---------- Dataset excerpt ----------

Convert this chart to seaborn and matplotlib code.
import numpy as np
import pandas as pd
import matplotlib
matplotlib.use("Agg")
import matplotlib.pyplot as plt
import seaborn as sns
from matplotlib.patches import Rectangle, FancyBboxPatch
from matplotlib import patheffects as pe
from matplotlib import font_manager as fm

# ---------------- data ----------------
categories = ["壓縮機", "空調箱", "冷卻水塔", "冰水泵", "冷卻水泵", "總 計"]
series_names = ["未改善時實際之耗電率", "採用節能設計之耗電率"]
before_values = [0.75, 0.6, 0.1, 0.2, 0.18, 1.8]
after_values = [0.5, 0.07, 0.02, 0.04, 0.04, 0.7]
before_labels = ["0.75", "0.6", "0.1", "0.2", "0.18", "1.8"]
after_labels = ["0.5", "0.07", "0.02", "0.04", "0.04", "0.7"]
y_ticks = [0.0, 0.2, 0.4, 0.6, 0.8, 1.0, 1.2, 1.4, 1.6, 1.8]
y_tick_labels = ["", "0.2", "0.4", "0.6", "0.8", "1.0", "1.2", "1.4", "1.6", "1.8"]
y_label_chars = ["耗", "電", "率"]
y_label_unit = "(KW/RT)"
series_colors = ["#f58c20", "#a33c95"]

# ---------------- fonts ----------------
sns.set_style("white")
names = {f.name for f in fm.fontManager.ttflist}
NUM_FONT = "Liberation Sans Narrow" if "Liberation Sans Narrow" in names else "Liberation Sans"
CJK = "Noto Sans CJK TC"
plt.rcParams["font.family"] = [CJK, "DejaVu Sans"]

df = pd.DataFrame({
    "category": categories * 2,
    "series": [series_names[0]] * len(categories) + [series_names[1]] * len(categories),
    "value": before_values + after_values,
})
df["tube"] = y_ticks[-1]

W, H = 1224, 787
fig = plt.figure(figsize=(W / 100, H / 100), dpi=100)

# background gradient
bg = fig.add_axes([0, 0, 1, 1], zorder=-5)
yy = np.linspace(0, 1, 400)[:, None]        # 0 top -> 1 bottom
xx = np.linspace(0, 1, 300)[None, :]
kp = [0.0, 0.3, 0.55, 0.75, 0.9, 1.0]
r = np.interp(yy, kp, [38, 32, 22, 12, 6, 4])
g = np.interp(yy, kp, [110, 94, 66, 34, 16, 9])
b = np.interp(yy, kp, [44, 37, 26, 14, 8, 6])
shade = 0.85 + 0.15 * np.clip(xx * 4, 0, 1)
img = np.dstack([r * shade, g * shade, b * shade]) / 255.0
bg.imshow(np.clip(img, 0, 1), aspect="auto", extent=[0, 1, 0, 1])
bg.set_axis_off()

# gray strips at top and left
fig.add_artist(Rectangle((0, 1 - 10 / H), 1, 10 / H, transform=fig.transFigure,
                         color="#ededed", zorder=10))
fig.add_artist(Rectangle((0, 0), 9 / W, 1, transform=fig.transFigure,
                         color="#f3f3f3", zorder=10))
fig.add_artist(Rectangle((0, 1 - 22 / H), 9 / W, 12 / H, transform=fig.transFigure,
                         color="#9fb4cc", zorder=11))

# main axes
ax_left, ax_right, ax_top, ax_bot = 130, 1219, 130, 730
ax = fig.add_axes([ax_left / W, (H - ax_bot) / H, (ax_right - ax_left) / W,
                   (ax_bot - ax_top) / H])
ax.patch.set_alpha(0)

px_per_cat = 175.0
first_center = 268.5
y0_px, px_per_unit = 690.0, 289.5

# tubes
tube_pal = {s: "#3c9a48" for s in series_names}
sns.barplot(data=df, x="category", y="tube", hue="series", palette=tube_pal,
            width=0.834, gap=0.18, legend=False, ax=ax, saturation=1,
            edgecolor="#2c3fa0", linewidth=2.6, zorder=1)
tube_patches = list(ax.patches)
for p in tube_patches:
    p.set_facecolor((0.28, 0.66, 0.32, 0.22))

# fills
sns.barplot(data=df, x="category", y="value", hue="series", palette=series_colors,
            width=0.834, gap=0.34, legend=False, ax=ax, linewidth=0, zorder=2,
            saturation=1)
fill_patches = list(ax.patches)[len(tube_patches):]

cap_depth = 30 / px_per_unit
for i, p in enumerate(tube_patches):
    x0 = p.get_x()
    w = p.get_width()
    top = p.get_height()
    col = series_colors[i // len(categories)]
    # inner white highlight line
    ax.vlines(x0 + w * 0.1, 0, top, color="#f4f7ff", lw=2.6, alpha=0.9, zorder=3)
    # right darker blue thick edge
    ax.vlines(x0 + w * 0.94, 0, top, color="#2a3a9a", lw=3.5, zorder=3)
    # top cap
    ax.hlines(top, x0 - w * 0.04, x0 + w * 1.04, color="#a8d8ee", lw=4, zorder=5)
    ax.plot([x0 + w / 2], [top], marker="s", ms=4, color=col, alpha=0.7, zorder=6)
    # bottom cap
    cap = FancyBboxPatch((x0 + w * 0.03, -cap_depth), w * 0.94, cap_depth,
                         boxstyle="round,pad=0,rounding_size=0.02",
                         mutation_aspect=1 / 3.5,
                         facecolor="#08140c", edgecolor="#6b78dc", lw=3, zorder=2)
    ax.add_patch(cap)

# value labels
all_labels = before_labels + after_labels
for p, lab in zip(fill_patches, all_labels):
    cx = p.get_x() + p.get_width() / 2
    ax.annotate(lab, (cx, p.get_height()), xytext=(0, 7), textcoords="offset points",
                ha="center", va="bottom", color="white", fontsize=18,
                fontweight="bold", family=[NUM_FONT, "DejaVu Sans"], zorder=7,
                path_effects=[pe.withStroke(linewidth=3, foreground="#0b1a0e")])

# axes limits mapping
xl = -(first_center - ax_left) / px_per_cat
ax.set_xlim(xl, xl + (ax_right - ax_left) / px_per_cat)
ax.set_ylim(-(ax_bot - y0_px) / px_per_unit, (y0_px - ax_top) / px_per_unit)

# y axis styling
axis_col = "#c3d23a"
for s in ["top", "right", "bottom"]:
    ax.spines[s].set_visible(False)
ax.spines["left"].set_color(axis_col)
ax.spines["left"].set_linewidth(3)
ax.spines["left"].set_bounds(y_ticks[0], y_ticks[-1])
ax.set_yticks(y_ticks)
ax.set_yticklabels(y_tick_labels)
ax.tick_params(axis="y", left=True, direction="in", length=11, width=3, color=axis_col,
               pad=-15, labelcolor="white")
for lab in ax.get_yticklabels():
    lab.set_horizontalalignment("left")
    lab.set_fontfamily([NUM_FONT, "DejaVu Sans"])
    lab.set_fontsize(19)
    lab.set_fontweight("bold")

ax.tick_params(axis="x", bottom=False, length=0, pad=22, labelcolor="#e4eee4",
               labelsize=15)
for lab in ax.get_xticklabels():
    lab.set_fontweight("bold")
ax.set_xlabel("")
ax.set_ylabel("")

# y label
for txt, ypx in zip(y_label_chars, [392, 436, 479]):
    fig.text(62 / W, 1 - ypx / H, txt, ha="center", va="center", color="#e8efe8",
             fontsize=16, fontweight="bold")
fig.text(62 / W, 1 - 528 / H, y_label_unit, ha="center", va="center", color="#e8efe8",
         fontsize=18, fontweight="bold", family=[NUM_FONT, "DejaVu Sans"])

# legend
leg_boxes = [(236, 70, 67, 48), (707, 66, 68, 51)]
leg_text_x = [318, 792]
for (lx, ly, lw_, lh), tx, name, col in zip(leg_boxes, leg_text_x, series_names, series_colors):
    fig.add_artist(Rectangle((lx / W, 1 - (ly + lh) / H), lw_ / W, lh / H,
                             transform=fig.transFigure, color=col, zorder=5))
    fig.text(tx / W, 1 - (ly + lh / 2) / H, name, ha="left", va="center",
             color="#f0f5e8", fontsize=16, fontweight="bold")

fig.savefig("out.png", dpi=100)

----------

_Direction_
Select and copy every line of the listing with the word "seaborn".

_Exercise solution_
Convert this chart to seaborn and matplotlib code.
import seaborn as sns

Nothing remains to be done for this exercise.